== PROVIDED MATERIAL ==
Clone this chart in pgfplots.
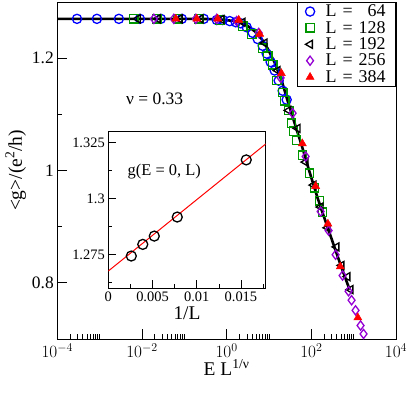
\documentclass[border=0pt]{standalone}
\usepackage{fontspec}
\setmainfont{Liberation Serif}
\usepackage{pgfplots}
\pgfplotsset{compat=1.18}

\definecolor{ggreen}{RGB}{0,150,0}
\definecolor{gviolet}{RGB}{148,0,211}

\begin{document}
\begin{tikzpicture}
\useasboundingbox (-57.3bp,-54bp) rectangle (351.7bp,339bp);
\begin{axis}[
    at={(0,0)}, anchor=south west,
    scale only axis, width=338.7bp, height=337bp,
    xmode=log, xmin=1e-4, xmax=1e4,
    ymin=0.7, ymax=1.3,
    xtick={1e-4,1e-2,1,1e2,1e4},
    xticklabels={$10^{-4}$,$10^{-2}$,$10^{0}$,$10^{2}$,$10^{4}$},
    minor xtick={2e-4,3e-4,4e-4,5e-4,6e-4,7e-4,8e-4,9e-4,1e-3,
                 2e-2,3e-2,4e-2,5e-2,6e-2,7e-2,8e-2,9e-2,1e-1,
                 2,3,4,5,6,7,8,9,10,
                 200,300,400,500,600,700,800,900,1000},
    ytick={0.8,1,1.2}, minor ytick={0.7,0.9,1.1},
    tick align=inside, xtick pos=bottom, ytick pos=left,
    major tick length=10bp, minor tick length=5bp,
    every tick/.style={black, line width=0.7pt},
    axis line style={line width=0.8pt},
    /pgf/number format/assume math mode=true,
    tick label style={font=\fontsize{17.5}{20}\selectfont},
    xticklabel style={yshift=-1bp},
    label style={font=\fontsize{19.5}{22}\selectfont},
    xlabel={E L\textsuperscript{1/ν}},
    xlabel style={yshift=5bp},
    ylabel={<g>/(e\textsuperscript{2}/h)},
    ylabel style={yshift=-1bp},
    legend cell align=left,
    legend style={at={(1,1)}, anchor=north east, draw=black, line width=0.7pt,
        font=\fontsize{18}{20}\selectfont,
        nodes={inner ysep=1.5bp},
        row sep=0bp, inner xsep=8bp, inner ysep=1bp,
        legend image post style={line width=1.3pt},
        /tikz/every odd column/.append style={column sep=9bp},
        /tikz/every even column/.append style={text width=60bp}},
    mark size=4.6bp,
]
% scaling curve
\addplot[black, line width=2.6bp, forget plot] coordinates {
(1e-4,1.270)(0.232,1.270)(0.688,1.269)(1.55,1.266)(2.67,1.261)(4.60,1.248)
(6.73,1.234)(9.32,1.217)(13.63,1.192)(19.93,1.160)(27.6,1.124)(40.4,1.084)
(59.05,1.045)(91.2,0.997)(140.8,0.951)(217.4,0.909)(335.7,0.868)(518.3,0.827)(800.6,0.788)};

\addplot[only marks, mark=o, blue, mark options={line width=1.3pt}] coordinates {
(2.92e-4,1.270)(8.63e-4,1.270)(2.85e-3,1.270)(8.92e-3,1.270)(2.79e-2,1.270)
(8.73e-2,1.270)(0.288,1.270)(0.584,1.268)(0.809,1.268)(1.18,1.266)(1.64,1.264)
(2.15,1.262)(2.98,1.255)(4.13,1.245)(5.41,1.234)(7.10,1.222)(8.83,1.208)
(10.97,1.193)(13.63,1.178)(16.93,1.160)(21.04,1.142)(26.15,1.126)};
\addlegendentry{L = \phantom{1}64}

\addplot[only marks, mark=square, ggreen, mark size=4.2bp, mark options={line width=1.3pt}] coordinates {
(6.44e-3,1.270)(2.25e-2,1.270)(7.03e-2,1.270)(0.220,1.270)(0.688,1.268)
(2.40,1.257)(3.91,1.243)(7.10,1.218)(9.32,1.204)(12.23,1.188)(15.19,1.160)
(21.04,1.139)(23.46,1.124)(29.15,1.107)(34.30,1.084)(38.23,1.070)(45.01,1.054)
(62.35,1.027)(91.2,0.995)(119.6,0.969)(157.0,0.946)(184.8,0.926)};
\addlegendentry{L = 128}

\addplot[only marks, mark=triangle, black, mark options={rotate=90, line width=1.3pt}] coordinates {
(8.00e-3,1.270)(2.37e-2,1.270)(7.83e-2,1.270)(0.245,1.270)(0.766,1.269)
(2.40,1.264)(7.92,1.227)(16.04,1.178)(29.15,1.107)(47.5,1.075)(73.4,1.015)
(113.3,0.974)(165.7,0.935)(242.3,0.898)(395.0,0.864)(518.3,0.831)(717.9,0.811)(845.3,0.788)};
\addlegendentry{L = 192}

\addplot[only marks, mark=diamond, gviolet, mark options={line width=1.3pt}] coordinates {
(1.91e-2,1.270)(5.65e-2,1.270)(0.187,1.270)(0.584,1.270)(1.73,1.266)
(5.72,1.245)(18.88,1.165)(36.2,1.102)(73.4,1.025)(165.7,0.927)(255.9,0.893)
(374.2,0.850)(547.2,0.813)(758.0,0.785)(892.4,0.769)(1108.6,0.751)(1454.5,0.724)(1712,0.709)};
\addlegendentry{L = 256}

\addplot[only marks, mark=triangle*, red, mark options={line width=0.5pt}] coordinates {
(6.30e-2,1.270)(0.197,1.270)(0.617,1.270)(1.93,1.268)(6.04,1.243)(19.61,1.173)
(61.33,1.048)(126.3,0.972)(246.3,0.905)(483.1,0.829)(1256,0.738)};
\addlegendentry{L = 384}

\node[anchor=west, font=\fontsize{17.5}{20}\selectfont] at (axis cs:3.5e-3,1.128) {ν = 0.33};
\end{axis}

\begin{axis}[
    at={(51bp,50.7bp)}, anchor=south west,
    scale only axis, width=157.4bp, height=157.3bp,
    axis background/.style={fill=white},
    xmin=0, xmax=0.0178, ymin=1.26, ymax=1.3302,
    xtick={0,0.005,0.01,0.015}, minor xtick={0.0025,0.0075,0.0125,0.0175},
    ytick={1.275,1.3,1.325}, minor ytick={1.2625,1.2875,1.3125},
    scaled x ticks=false, scaled y ticks=false,
    xticklabel style={/pgf/number format/fixed, /pgf/number format/precision=3},
    yticklabel style={/pgf/number format/fixed, /pgf/number format/precision=3},
    tick align=inside, xtick pos=bottom, ytick pos=left,
    major tick length=8bp, minor tick length=4bp,
    every tick/.style={black, line width=0.6pt},
    axis line style={line width=0.7pt},
    /pgf/number format/assume math mode=true,
    tick label style={font=\fontsize{14.5}{16}\selectfont},
    xlabel={1/L}, xlabel style={font=\fontsize{19.5}{22}\selectfont, yshift=1.5bp},
]
\addplot[red, line width=1pt] coordinates {(0,1.2677)(0.0178,1.3244)};
\addplot[only marks, mark=o, black, mark size=5bp, mark options={line width=1.3pt}] coordinates {
(0.0026,1.2744)(0.0039,1.2796)(0.0052,1.2833)(0.0078,1.2918)(0.0156,1.3173)};
\node[anchor=west, font=\fontsize{16.5}{18}\selectfont] at (axis cs:0.0018,1.312) {g(E = 0, L)};
\end{axis}
\end{tikzpicture}
\end{document}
===
> WHAT IS REQUIRED
Leave the pictures out and output the rest of the listing exactly.

> RESPONSE TO THE EXERCISE
Clone this chart in pgfplots.
\documentclass[border=0pt]{standalone}
\usepackage{fontspec}
\setmainfont{Liberation Serif}
\usepackage{pgfplots}
\pgfplotsset{compat=1.18}

\definecolor{ggreen}{RGB}{0,150,0}
\definecolor{gviolet}{RGB}{148,0,211}

\begin{document}
\begin{tikzpicture}
\useasboundingbox (-57.3bp,-54bp) rectangle (351.7bp,339bp);
\begin{axis}[
    at={(0,0)}, anchor=south west,
    scale only axis, width=338.7bp, height=337bp,
    xmode=log, xmin=1e-4, xmax=1e4,
    ymin=0.7, ymax=1.3,
    xtick={1e-4,1e-2,1,1e2,1e4},
    xticklabels={$10^{-4}$,$10^{-2}$,$10^{0}$,$10^{2}$,$10^{4}$},
    minor xtick={2e-4,3e-4,4e-4,5e-4,6e-4,7e-4,8e-4,9e-4,1e-3,
                 2e-2,3e-2,4e-2,5e-2,6e-2,7e-2,8e-2,9e-2,1e-1,
                 2,3,4,5,6,7,8,9,10,
                 200,300,400,500,600,700,800,900,1000},
    ytick={0.8,1,1.2}, minor ytick={0.7,0.9,1.1},
    tick align=inside, xtick pos=bottom, ytick pos=left,
    major tick length=10bp, minor tick length=5bp,
    every tick/.style={black, line width=0.7pt},
    axis line style={line width=0.8pt},
    /pgf/number format/assume math mode=true,
    tick label style={font=\fontsize{17.5}{20}\selectfont},
    xticklabel style={yshift=-1bp},
    label style={font=\fontsize{19.5}{22}\selectfont},
    xlabel={E L\textsuperscript{1/ν}},
    xlabel style={yshift=5bp},
    ylabel={<g>/(e\textsuperscript{2}/h)},
    ylabel style={yshift=-1bp},
    legend cell align=left,
    legend style={at={(1,1)}, anchor=north east, draw=black, line width=0.7pt,
        font=\fontsize{18}{20}\selectfont,
        nodes={inner ysep=1.5bp},
        row sep=0bp, inner xsep=8bp, inner ysep=1bp,
        legend image post style={line width=1.3pt},
        /tikz/every odd column/.append style={column sep=9bp},
        /tikz/every even column/.append style={text width=60bp}},
    mark size=4.6bp,
]
% scaling curve
\addplot[black, line width=2.6bp, forget plot] coordinates {
(1e-4,1.270)(0.232,1.270)(0.688,1.269)(1.55,1.266)(2.67,1.261)(4.60,1.248)
(6.73,1.234)(9.32,1.217)(13.63,1.192)(19.93,1.160)(27.6,1.124)(40.4,1.084)
(59.05,1.045)(91.2,0.997)(140.8,0.951)(217.4,0.909)(335.7,0.868)(518.3,0.827)(800.6,0.788)};

\addplot[only marks, mark=o, blue, mark options={line width=1.3pt}] coordinates {
(2.92e-4,1.270)(8.63e-4,1.270)(2.85e-3,1.270)(8.92e-3,1.270)(2.79e-2,1.270)
(8.73e-2,1.270)(0.288,1.270)(0.584,1.268)(0.809,1.268)(1.18,1.266)(1.64,1.264)
(2.15,1.262)(2.98,1.255)(4.13,1.245)(5.41,1.234)(7.10,1.222)(8.83,1.208)
(10.97,1.193)(13.63,1.178)(16.93,1.160)(21.04,1.142)(26.15,1.126)};
\addlegendentry{L = \phantom{1}64}

\addplot[only marks, mark=square, ggreen, mark size=4.2bp, mark options={line width=1.3pt}] coordinates {
(6.44e-3,1.270)(2.25e-2,1.270)(7.03e-2,1.270)(0.220,1.270)(0.688,1.268)
(2.40,1.257)(3.91,1.243)(7.10,1.218)(9.32,1.204)(12.23,1.188)(15.19,1.160)
(21.04,1.139)(23.46,1.124)(29.15,1.107)(34.30,1.084)(38.23,1.070)(45.01,1.054)
(62.35,1.027)(91.2,0.995)(119.6,0.969)(157.0,0.946)(184.8,0.926)};
\addlegendentry{L = 128}

\addplot[only marks, mark=triangle, black, mark options={rotate=90, line width=1.3pt}] coordinates {
(8.00e-3,1.270)(2.37e-2,1.270)(7.83e-2,1.270)(0.245,1.270)(0.766,1.269)
(2.40,1.264)(7.92,1.227)(16.04,1.178)(29.15,1.107)(47.5,1.075)(73.4,1.015)
(113.3,0.974)(165.7,0.935)(242.3,0.898)(395.0,0.864)(518.3,0.831)(717.9,0.811)(845.3,0.788)};
\addlegendentry{L = 192}

\addplot[only marks, mark=diamond, gviolet, mark options={line width=1.3pt}] coordinates {
(1.91e-2,1.270)(5.65e-2,1.270)(0.187,1.270)(0.584,1.270)(1.73,1.266)
(5.72,1.245)(18.88,1.165)(36.2,1.102)(73.4,1.025)(165.7,0.927)(255.9,0.893)
(374.2,0.850)(547.2,0.813)(758.0,0.785)(892.4,0.769)(1108.6,0.751)(1454.5,0.724)(1712,0.709)};
\addlegendentry{L = 256}

\addplot[only marks, mark=triangle*, red, mark options={line width=0.5pt}] coordinates {
(6.30e-2,1.270)(0.197,1.270)(0.617,1.270)(1.93,1.268)(6.04,1.243)(19.61,1.173)
(61.33,1.048)(126.3,0.972)(246.3,0.905)(483.1,0.829)(1256,0.738)};
\addlegendentry{L = 384}

\node[anchor=west, font=\fontsize{17.5}{20}\selectfont] at (axis cs:3.5e-3,1.128) {ν = 0.33};
\end{axis}

\begin{axis}[
    at={(51bp,50.7bp)}, anchor=south west,
    scale only axis, width=157.4bp, height=157.3bp,
    axis background/.style={fill=white},
    xmin=0, xmax=0.0178, ymin=1.26, ymax=1.3302,
    xtick={0,0.005,0.01,0.015}, minor xtick={0.0025,0.0075,0.0125,0.0175},
    ytick={1.275,1.3,1.325}, minor ytick={1.2625,1.2875,1.3125},
    scaled x ticks=false, scaled y ticks=false,
    xticklabel style={/pgf/number format/fixed, /pgf/number format/precision=3},
    yticklabel style={/pgf/number format/fixed, /pgf/number format/precision=3},
    tick align=inside, xtick pos=bottom, ytick pos=left,
    major tick length=8bp, minor tick length=4bp,
    every tick/.style={black, line width=0.6pt},
    axis line style={line width=0.7pt},
    /pgf/number format/assume math mode=true,
    tick label style={font=\fontsize{14.5}{16}\selectfont},
    xlabel={1/L}, xlabel style={font=\fontsize{19.5}{22}\selectfont, yshift=1.5bp},
]
\addplot[red, line width=1pt] coordinates {(0,1.2677)(0.0178,1.3244)};
\addplot[only marks, mark=o, black, mark size=5bp, mark options={line width=1.3pt}] coordinates {
(0.0026,1.2744)(0.0039,1.2796)(0.0052,1.2833)(0.0078,1.2918)(0.0156,1.3173)};
\node[anchor=west, font=\fontsize{16.5}{18}\selectfont] at (axis cs:0.0018,1.312) {g(E = 0, L)};
\end{axis}
\end{tikzpicture}
\end{document}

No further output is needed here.